• **PROBLEM DESCRIPTION**
Retype the whole listing verbatim and keep the pictures out of it.

• **MATERIAL**
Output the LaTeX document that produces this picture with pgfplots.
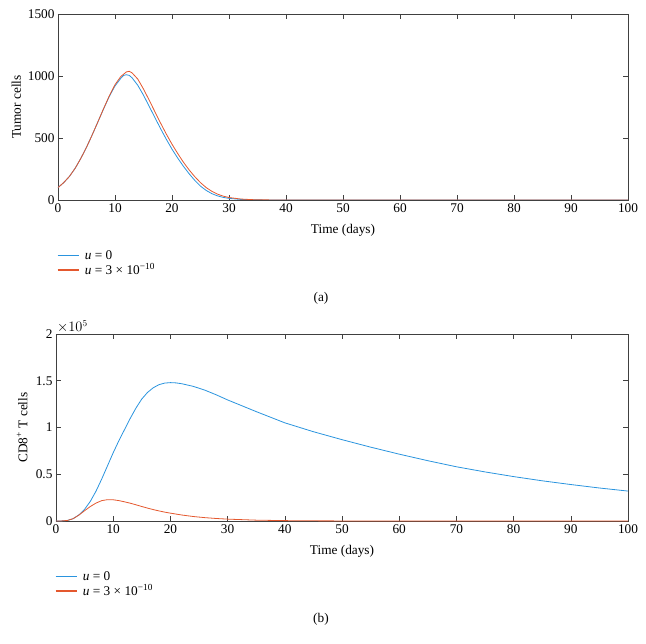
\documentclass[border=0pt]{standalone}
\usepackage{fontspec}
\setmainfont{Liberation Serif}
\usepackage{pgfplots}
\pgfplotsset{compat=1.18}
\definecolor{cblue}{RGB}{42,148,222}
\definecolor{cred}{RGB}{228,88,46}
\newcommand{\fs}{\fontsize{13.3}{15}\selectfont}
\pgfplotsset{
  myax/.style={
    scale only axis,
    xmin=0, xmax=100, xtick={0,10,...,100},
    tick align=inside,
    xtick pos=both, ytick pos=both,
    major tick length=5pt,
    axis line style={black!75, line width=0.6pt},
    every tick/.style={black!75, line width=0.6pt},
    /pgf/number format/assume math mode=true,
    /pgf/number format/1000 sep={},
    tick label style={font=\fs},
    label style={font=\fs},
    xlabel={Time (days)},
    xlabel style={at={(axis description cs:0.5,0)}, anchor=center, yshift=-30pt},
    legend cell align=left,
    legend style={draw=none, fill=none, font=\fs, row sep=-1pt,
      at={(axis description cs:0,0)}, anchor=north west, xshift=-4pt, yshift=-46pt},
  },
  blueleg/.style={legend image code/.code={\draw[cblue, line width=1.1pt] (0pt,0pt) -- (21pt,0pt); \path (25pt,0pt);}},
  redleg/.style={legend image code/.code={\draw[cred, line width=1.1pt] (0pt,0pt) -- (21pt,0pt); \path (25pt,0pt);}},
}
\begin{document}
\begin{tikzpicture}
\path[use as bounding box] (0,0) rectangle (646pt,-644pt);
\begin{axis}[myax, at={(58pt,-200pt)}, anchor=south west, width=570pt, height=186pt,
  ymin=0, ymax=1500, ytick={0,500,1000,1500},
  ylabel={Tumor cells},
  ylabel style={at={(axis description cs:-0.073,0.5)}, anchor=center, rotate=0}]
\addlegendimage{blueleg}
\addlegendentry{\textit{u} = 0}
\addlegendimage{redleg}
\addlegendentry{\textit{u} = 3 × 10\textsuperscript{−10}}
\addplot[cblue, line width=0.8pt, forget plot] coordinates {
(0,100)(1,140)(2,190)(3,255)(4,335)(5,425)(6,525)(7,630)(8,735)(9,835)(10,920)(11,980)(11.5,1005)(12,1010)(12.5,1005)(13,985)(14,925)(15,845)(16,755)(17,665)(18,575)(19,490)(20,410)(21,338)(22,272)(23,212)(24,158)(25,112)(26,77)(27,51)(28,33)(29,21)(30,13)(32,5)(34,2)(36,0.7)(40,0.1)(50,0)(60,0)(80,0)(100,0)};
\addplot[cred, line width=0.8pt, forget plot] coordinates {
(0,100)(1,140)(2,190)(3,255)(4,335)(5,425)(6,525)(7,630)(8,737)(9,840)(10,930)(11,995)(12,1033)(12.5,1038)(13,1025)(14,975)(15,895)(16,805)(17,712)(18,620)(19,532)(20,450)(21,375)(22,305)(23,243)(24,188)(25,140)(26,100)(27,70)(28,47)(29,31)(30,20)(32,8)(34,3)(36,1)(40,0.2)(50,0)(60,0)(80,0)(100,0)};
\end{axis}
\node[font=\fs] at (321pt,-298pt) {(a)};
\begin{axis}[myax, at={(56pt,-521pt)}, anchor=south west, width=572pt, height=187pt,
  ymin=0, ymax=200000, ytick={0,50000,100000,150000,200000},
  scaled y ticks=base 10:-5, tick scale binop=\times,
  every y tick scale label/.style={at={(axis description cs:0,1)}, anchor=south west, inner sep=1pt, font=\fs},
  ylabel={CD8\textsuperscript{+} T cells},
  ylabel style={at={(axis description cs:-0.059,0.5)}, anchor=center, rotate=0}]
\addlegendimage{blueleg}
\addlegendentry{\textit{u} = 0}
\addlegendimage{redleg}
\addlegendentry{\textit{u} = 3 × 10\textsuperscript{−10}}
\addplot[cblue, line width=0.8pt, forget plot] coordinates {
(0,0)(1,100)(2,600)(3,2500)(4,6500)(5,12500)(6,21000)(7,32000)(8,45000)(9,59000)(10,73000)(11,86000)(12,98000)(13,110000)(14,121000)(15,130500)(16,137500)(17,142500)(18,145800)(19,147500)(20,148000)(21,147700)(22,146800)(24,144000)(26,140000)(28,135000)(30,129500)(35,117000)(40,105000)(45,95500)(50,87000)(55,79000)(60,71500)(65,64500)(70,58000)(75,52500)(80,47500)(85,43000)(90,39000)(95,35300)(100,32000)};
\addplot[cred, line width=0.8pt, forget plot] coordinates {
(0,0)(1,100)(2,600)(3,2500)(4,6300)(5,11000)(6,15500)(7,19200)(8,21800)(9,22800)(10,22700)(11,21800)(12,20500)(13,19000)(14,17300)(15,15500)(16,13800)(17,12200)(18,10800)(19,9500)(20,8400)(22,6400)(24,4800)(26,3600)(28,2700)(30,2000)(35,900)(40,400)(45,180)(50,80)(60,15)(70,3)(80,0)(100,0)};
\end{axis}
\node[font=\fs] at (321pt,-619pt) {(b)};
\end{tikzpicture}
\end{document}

• **TASK ANSWER**
Output the LaTeX document that produces this picture with pgfplots.
\documentclass[border=0pt]{standalone}
\usepackage{fontspec}
\setmainfont{Liberation Serif}
\usepackage{pgfplots}
\pgfplotsset{compat=1.18}
\definecolor{cblue}{RGB}{42,148,222}
\definecolor{cred}{RGB}{228,88,46}
\newcommand{\fs}{\fontsize{13.3}{15}\selectfont}
\pgfplotsset{
  myax/.style={
    scale only axis,
    xmin=0, xmax=100, xtick={0,10,...,100},
    tick align=inside,
    xtick pos=both, ytick pos=both,
    major tick length=5pt,
    axis line style={black!75, line width=0.6pt},
    every tick/.style={black!75, line width=0.6pt},
    /pgf/number format/assume math mode=true,
    /pgf/number format/1000 sep={},
    tick label style={font=\fs},
    label style={font=\fs},
    xlabel={Time (days)},
    xlabel style={at={(axis description cs:0.5,0)}, anchor=center, yshift=-30pt},
    legend cell align=left,
    legend style={draw=none, fill=none, font=\fs, row sep=-1pt,
      at={(axis description cs:0,0)}, anchor=north west, xshift=-4pt, yshift=-46pt},
  },
  blueleg/.style={legend image code/.code={\draw[cblue, line width=1.1pt] (0pt,0pt) -- (21pt,0pt); \path (25pt,0pt);}},
  redleg/.style={legend image code/.code={\draw[cred, line width=1.1pt] (0pt,0pt) -- (21pt,0pt); \path (25pt,0pt);}},
}
\begin{document}
\begin{tikzpicture}
\path[use as bounding box] (0,0) rectangle (646pt,-644pt);
\begin{axis}[myax, at={(58pt,-200pt)}, anchor=south west, width=570pt, height=186pt,
  ymin=0, ymax=1500, ytick={0,500,1000,1500},
  ylabel={Tumor cells},
  ylabel style={at={(axis description cs:-0.073,0.5)}, anchor=center, rotate=0}]
\addlegendimage{blueleg}
\addlegendentry{\textit{u} = 0}
\addlegendimage{redleg}
\addlegendentry{\textit{u} = 3 × 10\textsuperscript{−10}}
\addplot[cblue, line width=0.8pt, forget plot] coordinates {
(0,100)(1,140)(2,190)(3,255)(4,335)(5,425)(6,525)(7,630)(8,735)(9,835)(10,920)(11,980)(11.5,1005)(12,1010)(12.5,1005)(13,985)(14,925)(15,845)(16,755)(17,665)(18,575)(19,490)(20,410)(21,338)(22,272)(23,212)(24,158)(25,112)(26,77)(27,51)(28,33)(29,21)(30,13)(32,5)(34,2)(36,0.7)(40,0.1)(50,0)(60,0)(80,0)(100,0)};
\addplot[cred, line width=0.8pt, forget plot] coordinates {
(0,100)(1,140)(2,190)(3,255)(4,335)(5,425)(6,525)(7,630)(8,737)(9,840)(10,930)(11,995)(12,1033)(12.5,1038)(13,1025)(14,975)(15,895)(16,805)(17,712)(18,620)(19,532)(20,450)(21,375)(22,305)(23,243)(24,188)(25,140)(26,100)(27,70)(28,47)(29,31)(30,20)(32,8)(34,3)(36,1)(40,0.2)(50,0)(60,0)(80,0)(100,0)};
\end{axis}
\node[font=\fs] at (321pt,-298pt) {(a)};
\begin{axis}[myax, at={(56pt,-521pt)}, anchor=south west, width=572pt, height=187pt,
  ymin=0, ymax=200000, ytick={0,50000,100000,150000,200000},
  scaled y ticks=base 10:-5, tick scale binop=\times,
  every y tick scale label/.style={at={(axis description cs:0,1)}, anchor=south west, inner sep=1pt, font=\fs},
  ylabel={CD8\textsuperscript{+} T cells},
  ylabel style={at={(axis description cs:-0.059,0.5)}, anchor=center, rotate=0}]
\addlegendimage{blueleg}
\addlegendentry{\textit{u} = 0}
\addlegendimage{redleg}
\addlegendentry{\textit{u} = 3 × 10\textsuperscript{−10}}
\addplot[cblue, line width=0.8pt, forget plot] coordinates {
(0,0)(1,100)(2,600)(3,2500)(4,6500)(5,12500)(6,21000)(7,32000)(8,45000)(9,59000)(10,73000)(11,86000)(12,98000)(13,110000)(14,121000)(15,130500)(16,137500)(17,142500)(18,145800)(19,147500)(20,148000)(21,147700)(22,146800)(24,144000)(26,140000)(28,135000)(30,129500)(35,117000)(40,105000)(45,95500)(50,87000)(55,79000)(60,71500)(65,64500)(70,58000)(75,52500)(80,47500)(85,43000)(90,39000)(95,35300)(100,32000)};
\addplot[cred, line width=0.8pt, forget plot] coordinates {
(0,0)(1,100)(2,600)(3,2500)(4,6300)(5,11000)(6,15500)(7,19200)(8,21800)(9,22800)(10,22700)(11,21800)(12,20500)(13,19000)(14,17300)(15,15500)(16,13800)(17,12200)(18,10800)(19,9500)(20,8400)(22,6400)(24,4800)(26,3600)(28,2700)(30,2000)(35,900)(40,400)(45,180)(50,80)(60,15)(70,3)(80,0)(100,0)};
\end{axis}
\node[font=\fs] at (321pt,-619pt) {(b)};
\end{tikzpicture}
\end{document}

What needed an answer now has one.